Begin with the first line of the material and write out each line exactly, ending with the line that contains "import plotly.graph_objects as go". Pictures are not part of the copy.

* * * *

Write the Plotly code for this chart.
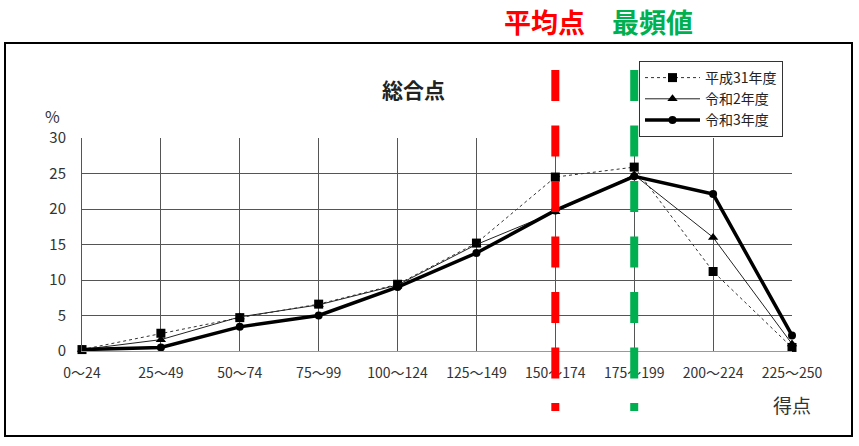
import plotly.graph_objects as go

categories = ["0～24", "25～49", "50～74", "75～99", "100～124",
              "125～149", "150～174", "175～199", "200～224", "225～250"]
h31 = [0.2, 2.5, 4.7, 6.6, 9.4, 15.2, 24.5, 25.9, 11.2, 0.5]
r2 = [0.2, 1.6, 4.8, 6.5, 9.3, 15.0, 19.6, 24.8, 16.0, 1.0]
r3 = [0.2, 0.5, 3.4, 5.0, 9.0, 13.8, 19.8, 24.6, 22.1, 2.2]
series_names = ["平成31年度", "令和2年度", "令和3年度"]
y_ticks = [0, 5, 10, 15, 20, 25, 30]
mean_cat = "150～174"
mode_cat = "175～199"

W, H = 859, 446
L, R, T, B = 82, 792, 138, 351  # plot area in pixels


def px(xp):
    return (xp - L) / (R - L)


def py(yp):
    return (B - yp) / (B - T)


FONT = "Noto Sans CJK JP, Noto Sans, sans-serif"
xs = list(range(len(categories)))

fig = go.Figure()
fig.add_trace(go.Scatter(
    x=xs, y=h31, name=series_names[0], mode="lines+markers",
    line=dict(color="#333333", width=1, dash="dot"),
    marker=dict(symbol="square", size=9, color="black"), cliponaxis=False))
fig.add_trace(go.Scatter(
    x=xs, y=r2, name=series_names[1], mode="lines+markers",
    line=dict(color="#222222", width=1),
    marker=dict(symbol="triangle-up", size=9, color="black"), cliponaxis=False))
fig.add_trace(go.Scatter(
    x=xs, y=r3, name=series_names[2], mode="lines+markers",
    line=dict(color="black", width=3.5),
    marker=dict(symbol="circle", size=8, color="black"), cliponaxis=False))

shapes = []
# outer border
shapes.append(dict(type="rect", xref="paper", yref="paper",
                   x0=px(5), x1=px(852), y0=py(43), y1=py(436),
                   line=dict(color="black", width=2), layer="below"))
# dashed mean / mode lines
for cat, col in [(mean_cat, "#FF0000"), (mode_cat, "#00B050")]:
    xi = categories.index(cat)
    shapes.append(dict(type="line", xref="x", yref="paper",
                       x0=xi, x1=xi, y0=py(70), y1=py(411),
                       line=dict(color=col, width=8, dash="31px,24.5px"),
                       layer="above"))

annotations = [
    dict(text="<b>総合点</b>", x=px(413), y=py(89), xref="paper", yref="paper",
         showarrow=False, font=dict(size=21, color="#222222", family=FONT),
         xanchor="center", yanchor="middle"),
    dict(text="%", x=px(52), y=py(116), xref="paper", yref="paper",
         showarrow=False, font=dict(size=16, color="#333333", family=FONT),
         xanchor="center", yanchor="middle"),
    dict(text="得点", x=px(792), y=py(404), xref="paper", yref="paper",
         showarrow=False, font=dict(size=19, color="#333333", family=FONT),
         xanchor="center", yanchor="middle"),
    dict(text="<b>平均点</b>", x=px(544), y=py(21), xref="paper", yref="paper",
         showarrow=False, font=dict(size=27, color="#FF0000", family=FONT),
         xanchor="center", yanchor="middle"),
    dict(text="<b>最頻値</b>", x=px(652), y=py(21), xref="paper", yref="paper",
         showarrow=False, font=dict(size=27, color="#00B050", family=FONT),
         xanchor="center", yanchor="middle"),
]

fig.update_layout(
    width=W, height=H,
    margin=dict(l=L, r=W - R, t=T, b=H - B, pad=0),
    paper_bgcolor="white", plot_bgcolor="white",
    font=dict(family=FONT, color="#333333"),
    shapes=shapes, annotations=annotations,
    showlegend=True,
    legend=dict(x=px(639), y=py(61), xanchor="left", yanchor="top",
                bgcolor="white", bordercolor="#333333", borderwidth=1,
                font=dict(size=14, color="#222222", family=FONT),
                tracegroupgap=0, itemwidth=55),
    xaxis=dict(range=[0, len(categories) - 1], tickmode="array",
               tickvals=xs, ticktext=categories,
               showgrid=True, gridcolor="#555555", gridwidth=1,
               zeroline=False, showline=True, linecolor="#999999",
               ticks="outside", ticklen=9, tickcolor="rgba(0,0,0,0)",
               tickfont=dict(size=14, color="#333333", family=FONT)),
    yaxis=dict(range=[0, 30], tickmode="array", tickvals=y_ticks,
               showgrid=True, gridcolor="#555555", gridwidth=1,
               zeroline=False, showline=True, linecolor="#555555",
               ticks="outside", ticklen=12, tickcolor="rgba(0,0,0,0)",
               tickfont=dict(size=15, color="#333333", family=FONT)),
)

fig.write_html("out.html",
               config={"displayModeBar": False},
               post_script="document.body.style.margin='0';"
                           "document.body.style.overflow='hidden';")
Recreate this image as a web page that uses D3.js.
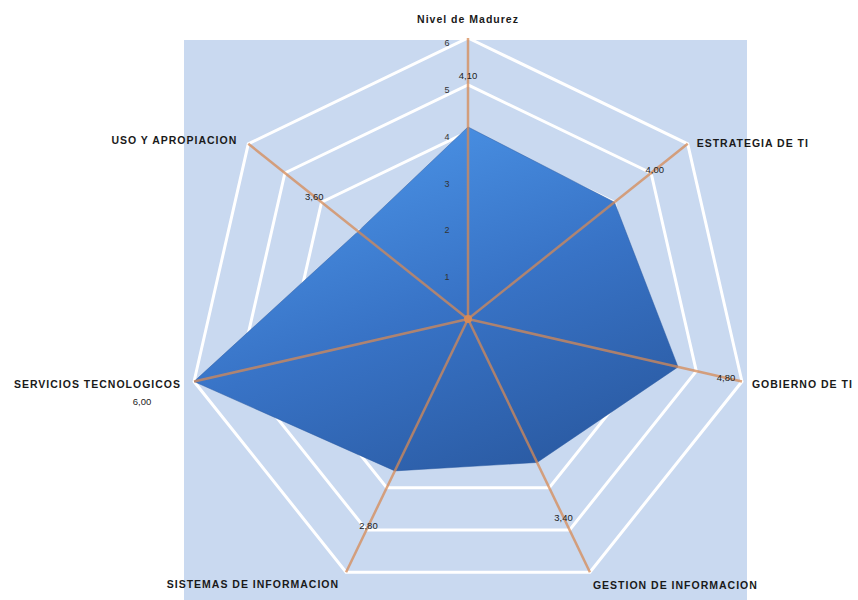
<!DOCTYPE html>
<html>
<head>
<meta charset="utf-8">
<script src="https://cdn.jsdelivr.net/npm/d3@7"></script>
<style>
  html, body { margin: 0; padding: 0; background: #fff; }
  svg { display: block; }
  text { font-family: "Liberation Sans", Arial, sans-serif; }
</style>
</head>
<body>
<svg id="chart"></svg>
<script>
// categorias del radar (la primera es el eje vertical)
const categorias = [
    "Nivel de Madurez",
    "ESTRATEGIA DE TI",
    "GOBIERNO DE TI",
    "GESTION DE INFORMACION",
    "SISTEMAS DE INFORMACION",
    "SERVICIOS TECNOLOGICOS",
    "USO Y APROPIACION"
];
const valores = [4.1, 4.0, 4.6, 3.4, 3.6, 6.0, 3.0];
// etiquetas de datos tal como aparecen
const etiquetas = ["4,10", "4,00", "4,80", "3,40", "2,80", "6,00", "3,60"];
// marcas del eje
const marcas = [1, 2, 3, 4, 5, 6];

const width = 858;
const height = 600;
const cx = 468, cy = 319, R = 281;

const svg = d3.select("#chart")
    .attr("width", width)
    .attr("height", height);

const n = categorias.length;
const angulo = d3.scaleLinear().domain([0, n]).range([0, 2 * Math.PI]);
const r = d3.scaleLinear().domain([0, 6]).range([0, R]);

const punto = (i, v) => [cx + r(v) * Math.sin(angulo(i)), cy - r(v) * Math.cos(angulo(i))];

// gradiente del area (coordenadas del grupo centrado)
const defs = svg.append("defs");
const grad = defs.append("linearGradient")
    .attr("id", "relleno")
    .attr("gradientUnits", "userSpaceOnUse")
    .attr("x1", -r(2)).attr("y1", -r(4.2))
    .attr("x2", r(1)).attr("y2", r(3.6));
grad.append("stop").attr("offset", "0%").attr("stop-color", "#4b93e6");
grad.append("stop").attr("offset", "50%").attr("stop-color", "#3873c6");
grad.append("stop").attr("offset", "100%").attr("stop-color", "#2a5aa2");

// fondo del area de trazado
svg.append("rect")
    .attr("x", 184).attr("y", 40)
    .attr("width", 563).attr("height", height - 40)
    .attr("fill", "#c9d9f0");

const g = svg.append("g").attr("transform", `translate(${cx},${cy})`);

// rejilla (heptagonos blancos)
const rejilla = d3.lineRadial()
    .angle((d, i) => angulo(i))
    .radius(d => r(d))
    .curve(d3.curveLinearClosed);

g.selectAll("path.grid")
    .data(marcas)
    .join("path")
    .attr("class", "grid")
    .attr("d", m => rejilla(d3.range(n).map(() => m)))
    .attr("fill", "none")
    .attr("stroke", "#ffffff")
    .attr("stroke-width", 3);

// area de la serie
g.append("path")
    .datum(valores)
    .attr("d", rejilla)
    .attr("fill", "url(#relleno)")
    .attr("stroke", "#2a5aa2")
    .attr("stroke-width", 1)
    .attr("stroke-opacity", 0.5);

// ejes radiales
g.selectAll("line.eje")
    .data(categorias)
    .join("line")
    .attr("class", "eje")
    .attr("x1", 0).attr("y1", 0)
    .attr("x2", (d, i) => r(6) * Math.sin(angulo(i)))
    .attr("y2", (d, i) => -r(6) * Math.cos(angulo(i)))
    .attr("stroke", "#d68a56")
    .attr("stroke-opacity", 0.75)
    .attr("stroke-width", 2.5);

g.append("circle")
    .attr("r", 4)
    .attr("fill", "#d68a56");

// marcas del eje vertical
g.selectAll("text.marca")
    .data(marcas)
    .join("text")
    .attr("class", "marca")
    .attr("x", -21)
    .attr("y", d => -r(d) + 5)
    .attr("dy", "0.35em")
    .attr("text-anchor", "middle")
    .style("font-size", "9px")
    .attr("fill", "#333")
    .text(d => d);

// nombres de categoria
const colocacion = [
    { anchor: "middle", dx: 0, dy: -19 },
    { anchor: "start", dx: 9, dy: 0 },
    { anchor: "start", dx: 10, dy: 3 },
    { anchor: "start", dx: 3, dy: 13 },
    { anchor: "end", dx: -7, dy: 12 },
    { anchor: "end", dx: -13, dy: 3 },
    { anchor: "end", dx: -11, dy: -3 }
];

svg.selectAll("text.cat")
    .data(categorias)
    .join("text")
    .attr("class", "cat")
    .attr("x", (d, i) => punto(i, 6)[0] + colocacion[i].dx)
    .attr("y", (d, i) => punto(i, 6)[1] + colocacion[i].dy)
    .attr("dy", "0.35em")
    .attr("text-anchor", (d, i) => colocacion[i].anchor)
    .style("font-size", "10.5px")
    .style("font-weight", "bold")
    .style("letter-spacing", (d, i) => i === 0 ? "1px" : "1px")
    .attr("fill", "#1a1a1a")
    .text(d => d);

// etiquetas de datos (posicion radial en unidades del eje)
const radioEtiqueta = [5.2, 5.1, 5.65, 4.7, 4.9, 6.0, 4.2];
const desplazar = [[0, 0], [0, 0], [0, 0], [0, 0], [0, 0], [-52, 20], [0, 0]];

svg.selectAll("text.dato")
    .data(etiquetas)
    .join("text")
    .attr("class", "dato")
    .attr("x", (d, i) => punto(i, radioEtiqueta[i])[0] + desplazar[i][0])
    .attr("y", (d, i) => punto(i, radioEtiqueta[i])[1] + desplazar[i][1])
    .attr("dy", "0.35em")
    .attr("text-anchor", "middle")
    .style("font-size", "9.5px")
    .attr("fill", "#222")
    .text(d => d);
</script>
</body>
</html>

* * * *

◆ **Answer below**
Write the Plotly code for this chart.
import plotly.graph_objects as go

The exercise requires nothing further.